[Extracted records]
-------------------------
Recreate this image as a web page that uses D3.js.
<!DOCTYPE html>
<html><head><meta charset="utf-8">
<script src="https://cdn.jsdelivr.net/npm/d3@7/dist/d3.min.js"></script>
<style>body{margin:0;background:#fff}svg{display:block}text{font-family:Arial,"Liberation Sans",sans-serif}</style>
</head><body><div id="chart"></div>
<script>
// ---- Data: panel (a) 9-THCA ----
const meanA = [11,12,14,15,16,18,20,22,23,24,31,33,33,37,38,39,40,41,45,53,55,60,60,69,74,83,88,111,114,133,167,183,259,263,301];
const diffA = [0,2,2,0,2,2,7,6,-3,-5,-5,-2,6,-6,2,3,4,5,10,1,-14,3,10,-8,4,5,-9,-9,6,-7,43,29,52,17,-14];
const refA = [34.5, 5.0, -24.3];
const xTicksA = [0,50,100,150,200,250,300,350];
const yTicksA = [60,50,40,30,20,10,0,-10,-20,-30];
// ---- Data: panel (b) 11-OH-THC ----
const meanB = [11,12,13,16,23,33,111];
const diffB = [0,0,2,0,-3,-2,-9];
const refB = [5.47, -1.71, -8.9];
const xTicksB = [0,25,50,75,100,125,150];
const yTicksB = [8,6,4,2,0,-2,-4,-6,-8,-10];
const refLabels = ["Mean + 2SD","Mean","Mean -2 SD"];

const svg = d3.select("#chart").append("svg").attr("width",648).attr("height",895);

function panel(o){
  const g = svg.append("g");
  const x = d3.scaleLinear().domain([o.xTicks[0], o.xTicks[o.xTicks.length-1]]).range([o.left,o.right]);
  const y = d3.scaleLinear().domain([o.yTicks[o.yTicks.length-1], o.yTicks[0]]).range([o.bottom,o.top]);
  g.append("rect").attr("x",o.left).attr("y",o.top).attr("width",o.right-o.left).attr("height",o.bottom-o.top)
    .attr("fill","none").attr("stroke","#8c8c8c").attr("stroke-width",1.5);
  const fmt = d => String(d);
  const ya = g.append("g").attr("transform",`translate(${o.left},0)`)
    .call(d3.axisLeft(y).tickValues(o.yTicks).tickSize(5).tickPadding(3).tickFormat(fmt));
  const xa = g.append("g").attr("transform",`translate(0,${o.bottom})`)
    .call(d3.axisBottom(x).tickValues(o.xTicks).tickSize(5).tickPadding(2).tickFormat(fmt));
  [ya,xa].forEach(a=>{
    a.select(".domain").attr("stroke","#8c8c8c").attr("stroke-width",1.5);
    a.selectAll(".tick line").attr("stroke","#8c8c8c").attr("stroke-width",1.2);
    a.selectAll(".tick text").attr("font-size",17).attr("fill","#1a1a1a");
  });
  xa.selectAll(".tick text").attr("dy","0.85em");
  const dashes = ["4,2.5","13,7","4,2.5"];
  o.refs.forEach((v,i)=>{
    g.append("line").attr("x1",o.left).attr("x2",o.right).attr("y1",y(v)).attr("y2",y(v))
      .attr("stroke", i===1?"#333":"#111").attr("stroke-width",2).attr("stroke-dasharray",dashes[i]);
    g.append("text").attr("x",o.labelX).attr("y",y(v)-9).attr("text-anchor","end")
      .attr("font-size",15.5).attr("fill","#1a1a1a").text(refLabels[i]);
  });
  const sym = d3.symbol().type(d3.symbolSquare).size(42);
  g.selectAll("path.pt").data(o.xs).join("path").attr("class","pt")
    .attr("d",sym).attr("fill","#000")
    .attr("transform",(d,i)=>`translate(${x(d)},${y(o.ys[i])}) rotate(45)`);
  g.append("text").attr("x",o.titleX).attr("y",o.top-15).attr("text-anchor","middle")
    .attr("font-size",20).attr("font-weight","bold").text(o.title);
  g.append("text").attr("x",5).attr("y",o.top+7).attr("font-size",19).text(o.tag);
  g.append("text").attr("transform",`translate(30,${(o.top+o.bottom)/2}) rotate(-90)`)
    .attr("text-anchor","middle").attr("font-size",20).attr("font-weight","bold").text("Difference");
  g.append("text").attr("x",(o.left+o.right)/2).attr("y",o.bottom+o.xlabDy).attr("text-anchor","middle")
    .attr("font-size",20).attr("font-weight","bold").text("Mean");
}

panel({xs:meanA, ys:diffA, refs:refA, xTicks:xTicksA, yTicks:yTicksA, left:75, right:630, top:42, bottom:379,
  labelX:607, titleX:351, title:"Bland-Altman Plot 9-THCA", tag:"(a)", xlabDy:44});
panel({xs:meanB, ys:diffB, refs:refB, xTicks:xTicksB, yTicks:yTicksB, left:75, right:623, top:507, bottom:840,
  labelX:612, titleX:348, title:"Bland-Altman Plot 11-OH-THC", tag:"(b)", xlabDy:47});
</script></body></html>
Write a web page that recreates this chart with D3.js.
-------------------------
## WHAT IS BEING ASKED
Copy each line of the data exactly, leaving nothing out.

## RESPONSE BELOW
Recreate this image as a web page that uses D3.js.
<!DOCTYPE html>
<html><head><meta charset="utf-8">
<script src="https://cdn.jsdelivr.net/npm/d3@7/dist/d3.min.js"></script>
<style>body{margin:0;background:#fff}svg{display:block}text{font-family:Arial,"Liberation Sans",sans-serif}</style>
</head><body><div id="chart"></div>
<script>
// ---- Data: panel (a) 9-THCA ----
const meanA = [11,12,14,15,16,18,20,22,23,24,31,33,33,37,38,39,40,41,45,53,55,60,60,69,74,83,88,111,114,133,167,183,259,263,301];
const diffA = [0,2,2,0,2,2,7,6,-3,-5,-5,-2,6,-6,2,3,4,5,10,1,-14,3,10,-8,4,5,-9,-9,6,-7,43,29,52,17,-14];
const refA = [34.5, 5.0, -24.3];
const xTicksA = [0,50,100,150,200,250,300,350];
const yTicksA = [60,50,40,30,20,10,0,-10,-20,-30];
// ---- Data: panel (b) 11-OH-THC ----
const meanB = [11,12,13,16,23,33,111];
const diffB = [0,0,2,0,-3,-2,-9];
const refB = [5.47, -1.71, -8.9];
const xTicksB = [0,25,50,75,100,125,150];
const yTicksB = [8,6,4,2,0,-2,-4,-6,-8,-10];
const refLabels = ["Mean + 2SD","Mean","Mean -2 SD"];

const svg = d3.select("#chart").append("svg").attr("width",648).attr("height",895);

function panel(o){
  const g = svg.append("g");
  const x = d3.scaleLinear().domain([o.xTicks[0], o.xTicks[o.xTicks.length-1]]).range([o.left,o.right]);
  const y = d3.scaleLinear().domain([o.yTicks[o.yTicks.length-1], o.yTicks[0]]).range([o.bottom,o.top]);
  g.append("rect").attr("x",o.left).attr("y",o.top).attr("width",o.right-o.left).attr("height",o.bottom-o.top)
    .attr("fill","none").attr("stroke","#8c8c8c").attr("stroke-width",1.5);
  const fmt = d => String(d);
  const ya = g.append("g").attr("transform",`translate(${o.left},0)`)
    .call(d3.axisLeft(y).tickValues(o.yTicks).tickSize(5).tickPadding(3).tickFormat(fmt));
  const xa = g.append("g").attr("transform",`translate(0,${o.bottom})`)
    .call(d3.axisBottom(x).tickValues(o.xTicks).tickSize(5).tickPadding(2).tickFormat(fmt));
  [ya,xa].forEach(a=>{
    a.select(".domain").attr("stroke","#8c8c8c").attr("stroke-width",1.5);
    a.selectAll(".tick line").attr("stroke","#8c8c8c").attr("stroke-width",1.2);
    a.selectAll(".tick text").attr("font-size",17).attr("fill","#1a1a1a");
  });
  xa.selectAll(".tick text").attr("dy","0.85em");
  const dashes = ["4,2.5","13,7","4,2.5"];
  o.refs.forEach((v,i)=>{
    g.append("line").attr("x1",o.left).attr("x2",o.right).attr("y1",y(v)).attr("y2",y(v))
      .attr("stroke", i===1?"#333":"#111").attr("stroke-width",2).attr("stroke-dasharray",dashes[i]);
    g.append("text").attr("x",o.labelX).attr("y",y(v)-9).attr("text-anchor","end")
      .attr("font-size",15.5).attr("fill","#1a1a1a").text(refLabels[i]);
  });
  const sym = d3.symbol().type(d3.symbolSquare).size(42);
  g.selectAll("path.pt").data(o.xs).join("path").attr("class","pt")
    .attr("d",sym).attr("fill","#000")
    .attr("transform",(d,i)=>`translate(${x(d)},${y(o.ys[i])}) rotate(45)`);
  g.append("text").attr("x",o.titleX).attr("y",o.top-15).attr("text-anchor","middle")
    .attr("font-size",20).attr("font-weight","bold").text(o.title);
  g.append("text").attr("x",5).attr("y",o.top+7).attr("font-size",19).text(o.tag);
  g.append("text").attr("transform",`translate(30,${(o.top+o.bottom)/2}) rotate(-90)`)
    .attr("text-anchor","middle").attr("font-size",20).attr("font-weight","bold").text("Difference");
  g.append("text").attr("x",(o.left+o.right)/2).attr("y",o.bottom+o.xlabDy).attr("text-anchor","middle")
    .attr("font-size",20).attr("font-weight","bold").text("Mean");
}

panel({xs:meanA, ys:diffA, refs:refA, xTicks:xTicksA, yTicks:yTicksA, left:75, right:630, top:42, bottom:379,
  labelX:607, titleX:351, title:"Bland-Altman Plot 9-THCA", tag:"(a)", xlabDy:44});
panel({xs:meanB, ys:diffB, refs:refB, xTicks:xTicksB, yTicks:yTicksB, left:75, right:623, top:507, bottom:840,
  labelX:612, titleX:348, title:"Bland-Altman Plot 11-OH-THC", tag:"(b)", xlabDy:47});
</script></body></html>
Write a web page that recreates this chart with D3.js.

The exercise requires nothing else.